» WHAT TO DO:
Copy the data that follows exactly. Include no pictures.
## START RAW RECORDS
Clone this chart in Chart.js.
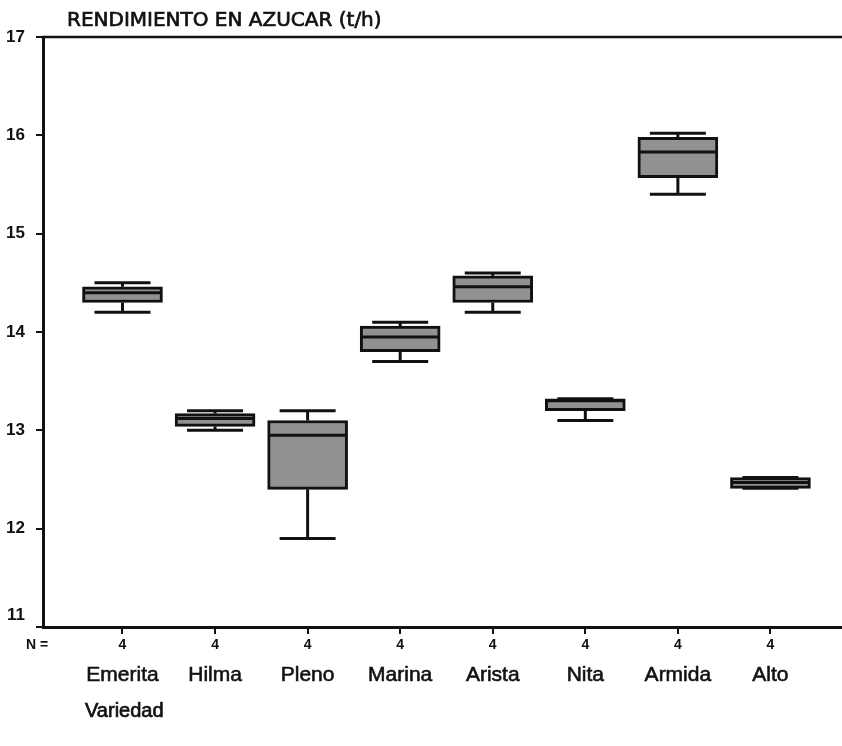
<!DOCTYPE html>
<html>
<head>
<meta charset="utf-8">
<script src="https://cdn.jsdelivr.net/npm/chart.js@4.4.1/dist/chart.umd.min.js"></script>
<style>
  html, body { margin: 0; padding: 0; background: #fff; }
  #wrap { width: 842px; height: 746px; position: relative; }
</style>
</head>
<body>
<div id="wrap"><canvas id="c"></canvas></div>
<script>
// Sugar yield (t/h) per variety: five-number summaries of each box plot
const varieties   = ['Emerita', 'Hilma', 'Pleno', 'Marina', 'Arista', 'Nita', 'Armida', 'Alto'];
const counts      = [4, 4, 4, 4, 4, 4, 4, 4];
const whiskerLow  = [14.20, 13.00, 11.90, 13.70, 14.20, 13.10, 15.40, 12.41];
const quartile1   = [14.30, 13.04, 12.40, 13.80, 14.30, 13.20, 15.57, 12.41];
const medians     = [14.40, 13.12, 12.95, 13.95, 14.46, 13.30, 15.83, 12.47];
const quartile3   = [14.46, 13.17, 13.10, 14.06, 14.57, 13.32, 15.98, 12.52];
const whiskerHigh = [14.50, 13.20, 13.20, 14.10, 14.60, 13.32, 16.02, 12.52];
const yTicks      = [11, 12, 13, 14, 15, 16, 17];

const titleText = 'RENDIMIENTO EN AZUCAR (t/h)';
const xTitle = 'Variedad';
const nLabel = 'N =';

const INK = '#111';
const X_MIN = -0.8587, X_MAX = 7.773;
const Y_MIN = 11, Y_MAX = 17;
const yTickFont = 'bold 17px "Liberation Sans"';

// whiskers, caps and median lines, positioned through the chart scales
const boxPlotPlugin = {
  id: 'boxWhiskers',
  afterDatasetsDraw(chart) {
    const { ctx, scales: { x, y } } = chart;
    const meta = chart.getDatasetMeta(0);
    ctx.save();
    ctx.strokeStyle = INK;
    ctx.lineWidth = 3;
    ctx.lineCap = 'butt';
    const seg = (x1, y1, x2, y2) => {
      ctx.beginPath(); ctx.moveTo(x1, y1); ctx.lineTo(x2, y2); ctx.stroke();
    };
    varieties.forEach((name, i) => {
      const cx = x.getPixelForValue(i);
      const half = meta.data[i].width / 2;
      const cap = half * 0.7;
      const pHi = y.getPixelForValue(whiskerHigh[i]);
      const pQ3 = y.getPixelForValue(quartile3[i]);
      const pQ1 = y.getPixelForValue(quartile1[i]);
      const pLo = y.getPixelForValue(whiskerLow[i]);
      const pMed = y.getPixelForValue(medians[i]);
      seg(cx, pQ3, cx, pHi);
      seg(cx, pQ1, cx, pLo);
      seg(cx - cap, pHi, cx + cap, pHi);
      seg(cx - cap, pLo, cx + cap, pLo);
      seg(cx - half + 2, pMed, cx + half - 2, pMed);
    });
    ctx.restore();
  }
};

// top frame line, the lowest y label (sits just above the base line) and free-standing texts
const framePlugin = {
  id: 'frameTexts',
  afterDraw(chart) {
    const { ctx, chartArea: { left, right, top, bottom } } = chart;
    ctx.save();
    ctx.strokeStyle = INK;
    ctx.lineWidth = 2.5;
    ctx.beginPath(); ctx.moveTo(left - 1.5, top); ctx.lineTo(right, top); ctx.stroke();
    ctx.fillStyle = INK;

    ctx.textAlign = 'right';
    ctx.textBaseline = 'middle';
    ctx.font = yTickFont;
    ctx.fillText(String(Y_MIN), left - 18, chart.scales.y.getPixelForValue(Y_MIN) - 12);

    ctx.textAlign = 'left';
    ctx.textBaseline = 'alphabetic';
    ctx.lineWidth = 0.7;
    ctx.font = '20px "DejaVu Sans"';
    ctx.strokeText(titleText, 67, 26);
    ctx.fillText(titleText, 67, 26);
    ctx.font = '20px "Liberation Sans"';
    ctx.strokeText(xTitle, 85, 717);
    ctx.fillText(xTitle, 85, 717);
    ctx.textBaseline = 'middle';
    ctx.font = 'bold 14px "Liberation Sans"';
    ctx.fillText(nLabel, 26, bottom + 18);
    ctx.restore();
  }
};

const indexTicks = s => { s.ticks = varieties.map((_, i) => ({ value: i })); };

new Chart(document.getElementById('c'), {
  type: 'bar',
  data: {
    datasets: [{
      label: 'Rendimiento',
      data: varieties.map((v, i) => ({ x: i, y: [quartile1[i], quartile3[i]] })),
      xAxisID: 'x',
      yAxisID: 'y',
      backgroundColor: '#919191',
      borderColor: INK,
      borderWidth: 3,
      borderSkipped: false,
      barThickness: 80
    }]
  },
  options: {
    responsive: true,
    maintainAspectRatio: false,
    animation: false,
    layout: { padding: { top: 37, right: 0, bottom: 49, left: 0 } },
    plugins: { legend: { display: false }, tooltip: { enabled: false }, title: { display: false } },
    scales: {
      x: {
        type: 'linear',
        position: 'bottom',
        weight: 0,
        offset: false,
        min: X_MIN,
        max: X_MAX,
        afterBuildTicks: indexTicks,
        afterFit: s => { s.height = 30; },
        border: { display: true, color: INK, width: 3 },
        grid: { display: true, offset: false, drawOnChartArea: false, drawTicks: true, tickLength: 7, color: INK, lineWidth: 2 },
        ticks: {
          autoSkip: false, maxRotation: 0, padding: 3, color: INK,
          font: { family: '"Liberation Sans", Arial', size: 14, weight: 'bold' },
          callback: (v, idx) => String(counts[idx])
        }
      },
      x2: {
        type: 'linear',
        position: 'bottom',
        weight: 1,
        offset: false,
        min: X_MIN,
        max: X_MAX,
        afterBuildTicks: indexTicks,
        afterFit: s => { s.height = 40; },
        border: { display: false },
        grid: { display: false, offset: false, drawTicks: false },
        ticks: {
          autoSkip: false, maxRotation: 0, padding: 6, color: INK,
          textStrokeColor: INK, textStrokeWidth: 0.6,
          font: { family: '"Liberation Sans", Arial', size: 21 },
          callback: (v, idx) => varieties[idx]
        }
      },
      y: {
        min: Y_MIN,
        max: Y_MAX,
        afterBuildTicks: s => { s.ticks = yTicks.map(v => ({ value: v })); },
        afterFit: s => { s.width = 43; },
        border: { display: true, color: INK, width: 3 },
        grid: { display: true, drawOnChartArea: false, drawTicks: true, tickLength: 7, color: INK, lineWidth: 2 },
        ticks: {
          padding: 11, color: INK,
          font: { family: '"Liberation Sans", Arial', size: 17, weight: 'bold' },
          callback: v => (v === Y_MIN ? '' : String(v))
        }
      }
    }
  },
  plugins: [boxPlotPlugin, framePlugin]
});
</script>
</body>
</html>
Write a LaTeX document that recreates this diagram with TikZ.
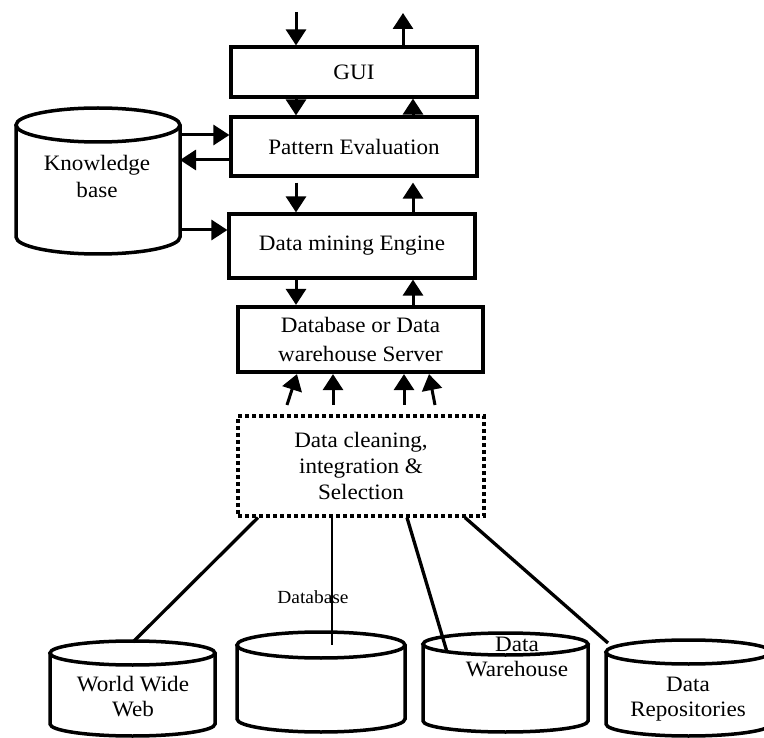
## END RAW RECORDS
» THE REPLY:
Clone this chart in Chart.js.
<!DOCTYPE html>
<html>
<head>
<meta charset="utf-8">
<script src="https://cdn.jsdelivr.net/npm/chart.js@4.4.1/dist/chart.umd.min.js"></script>
<style>
  html, body { margin: 0; padding: 0; background: #fff; }
  #wrap { width: 842px; height: 746px; position: relative; }
</style>
</head>
<body>
<div id="wrap"><canvas id="c"></canvas></div>
<script>
// Sugar yield (t/h) per variety: five-number summaries of each box plot
const varieties   = ['Emerita', 'Hilma', 'Pleno', 'Marina', 'Arista', 'Nita', 'Armida', 'Alto'];
const counts      = [4, 4, 4, 4, 4, 4, 4, 4];
const whiskerLow  = [14.20, 13.00, 11.90, 13.70, 14.20, 13.10, 15.40, 12.41];
const quartile1   = [14.30, 13.04, 12.40, 13.80, 14.30, 13.20, 15.57, 12.41];
const medians     = [14.40, 13.12, 12.95, 13.95, 14.46, 13.30, 15.83, 12.47];
const quartile3   = [14.46, 13.17, 13.10, 14.06, 14.57, 13.32, 15.98, 12.52];
const whiskerHigh = [14.50, 13.20, 13.20, 14.10, 14.60, 13.32, 16.02, 12.52];
const yTicks      = [11, 12, 13, 14, 15, 16, 17];

const titleText = 'RENDIMIENTO EN AZUCAR (t/h)';
const xTitle = 'Variedad';
const nLabel = 'N =';

const INK = '#111';
const X_MIN = -0.8587, X_MAX = 7.773;
const Y_MIN = 11, Y_MAX = 17;
const yTickFont = 'bold 17px "Liberation Sans"';

// whiskers, caps and median lines, positioned through the chart scales
const boxPlotPlugin = {
  id: 'boxWhiskers',
  afterDatasetsDraw(chart) {
    const { ctx, scales: { x, y } } = chart;
    const meta = chart.getDatasetMeta(0);
    ctx.save();
    ctx.strokeStyle = INK;
    ctx.lineWidth = 3;
    ctx.lineCap = 'butt';
    const seg = (x1, y1, x2, y2) => {
      ctx.beginPath(); ctx.moveTo(x1, y1); ctx.lineTo(x2, y2); ctx.stroke();
    };
    varieties.forEach((name, i) => {
      const cx = x.getPixelForValue(i);
      const half = meta.data[i].width / 2;
      const cap = half * 0.7;
      const pHi = y.getPixelForValue(whiskerHigh[i]);
      const pQ3 = y.getPixelForValue(quartile3[i]);
      const pQ1 = y.getPixelForValue(quartile1[i]);
      const pLo = y.getPixelForValue(whiskerLow[i]);
      const pMed = y.getPixelForValue(medians[i]);
      seg(cx, pQ3, cx, pHi);
      seg(cx, pQ1, cx, pLo);
      seg(cx - cap, pHi, cx + cap, pHi);
      seg(cx - cap, pLo, cx + cap, pLo);
      seg(cx - half + 2, pMed, cx + half - 2, pMed);
    });
    ctx.restore();
  }
};

// top frame line, the lowest y label (sits just above the base line) and free-standing texts
const framePlugin = {
  id: 'frameTexts',
  afterDraw(chart) {
    const { ctx, chartArea: { left, right, top, bottom } } = chart;
    ctx.save();
    ctx.strokeStyle = INK;
    ctx.lineWidth = 2.5;
    ctx.beginPath(); ctx.moveTo(left - 1.5, top); ctx.lineTo(right, top); ctx.stroke();
    ctx.fillStyle = INK;

    ctx.textAlign = 'right';
    ctx.textBaseline = 'middle';
    ctx.font = yTickFont;
    ctx.fillText(String(Y_MIN), left - 18, chart.scales.y.getPixelForValue(Y_MIN) - 12);

    ctx.textAlign = 'left';
    ctx.textBaseline = 'alphabetic';
    ctx.lineWidth = 0.7;
    ctx.font = '20px "DejaVu Sans"';
    ctx.strokeText(titleText, 67, 26);
    ctx.fillText(titleText, 67, 26);
    ctx.font = '20px "Liberation Sans"';
    ctx.strokeText(xTitle, 85, 717);
    ctx.fillText(xTitle, 85, 717);
    ctx.textBaseline = 'middle';
    ctx.font = 'bold 14px "Liberation Sans"';
    ctx.fillText(nLabel, 26, bottom + 18);
    ctx.restore();
  }
};

const indexTicks = s => { s.ticks = varieties.map((_, i) => ({ value: i })); };

new Chart(document.getElementById('c'), {
  type: 'bar',
  data: {
    datasets: [{
      label: 'Rendimiento',
      data: varieties.map((v, i) => ({ x: i, y: [quartile1[i], quartile3[i]] })),
      xAxisID: 'x',
      yAxisID: 'y',
      backgroundColor: '#919191',
      borderColor: INK,
      borderWidth: 3,
      borderSkipped: false,
      barThickness: 80
    }]
  },
  options: {
    responsive: true,
    maintainAspectRatio: false,
    animation: false,
    layout: { padding: { top: 37, right: 0, bottom: 49, left: 0 } },
    plugins: { legend: { display: false }, tooltip: { enabled: false }, title: { display: false } },
    scales: {
      x: {
        type: 'linear',
        position: 'bottom',
        weight: 0,
        offset: false,
        min: X_MIN,
        max: X_MAX,
        afterBuildTicks: indexTicks,
        afterFit: s => { s.height = 30; },
        border: { display: true, color: INK, width: 3 },
        grid: { display: true, offset: false, drawOnChartArea: false, drawTicks: true, tickLength: 7, color: INK, lineWidth: 2 },
        ticks: {
          autoSkip: false, maxRotation: 0, padding: 3, color: INK,
          font: { family: '"Liberation Sans", Arial', size: 14, weight: 'bold' },
          callback: (v, idx) => String(counts[idx])
        }
      },
      x2: {
        type: 'linear',
        position: 'bottom',
        weight: 1,
        offset: false,
        min: X_MIN,
        max: X_MAX,
        afterBuildTicks: indexTicks,
        afterFit: s => { s.height = 40; },
        border: { display: false },
        grid: { display: false, offset: false, drawTicks: false },
        ticks: {
          autoSkip: false, maxRotation: 0, padding: 6, color: INK,
          textStrokeColor: INK, textStrokeWidth: 0.6,
          font: { family: '"Liberation Sans", Arial', size: 21 },
          callback: (v, idx) => varieties[idx]
        }
      },
      y: {
        min: Y_MIN,
        max: Y_MAX,
        afterBuildTicks: s => { s.ticks = yTicks.map(v => ({ value: v })); },
        afterFit: s => { s.width = 43; },
        border: { display: true, color: INK, width: 3 },
        grid: { display: true, drawOnChartArea: false, drawTicks: true, tickLength: 7, color: INK, lineWidth: 2 },
        ticks: {
          padding: 11, color: INK,
          font: { family: '"Liberation Sans", Arial', size: 17, weight: 'bold' },
          callback: v => (v === Y_MIN ? '' : String(v))
        }
      }
    }
  },
  plugins: [boxPlotPlugin, framePlugin]
});
</script>
</body>
</html>
Write a LaTeX document that recreates this diagram with TikZ.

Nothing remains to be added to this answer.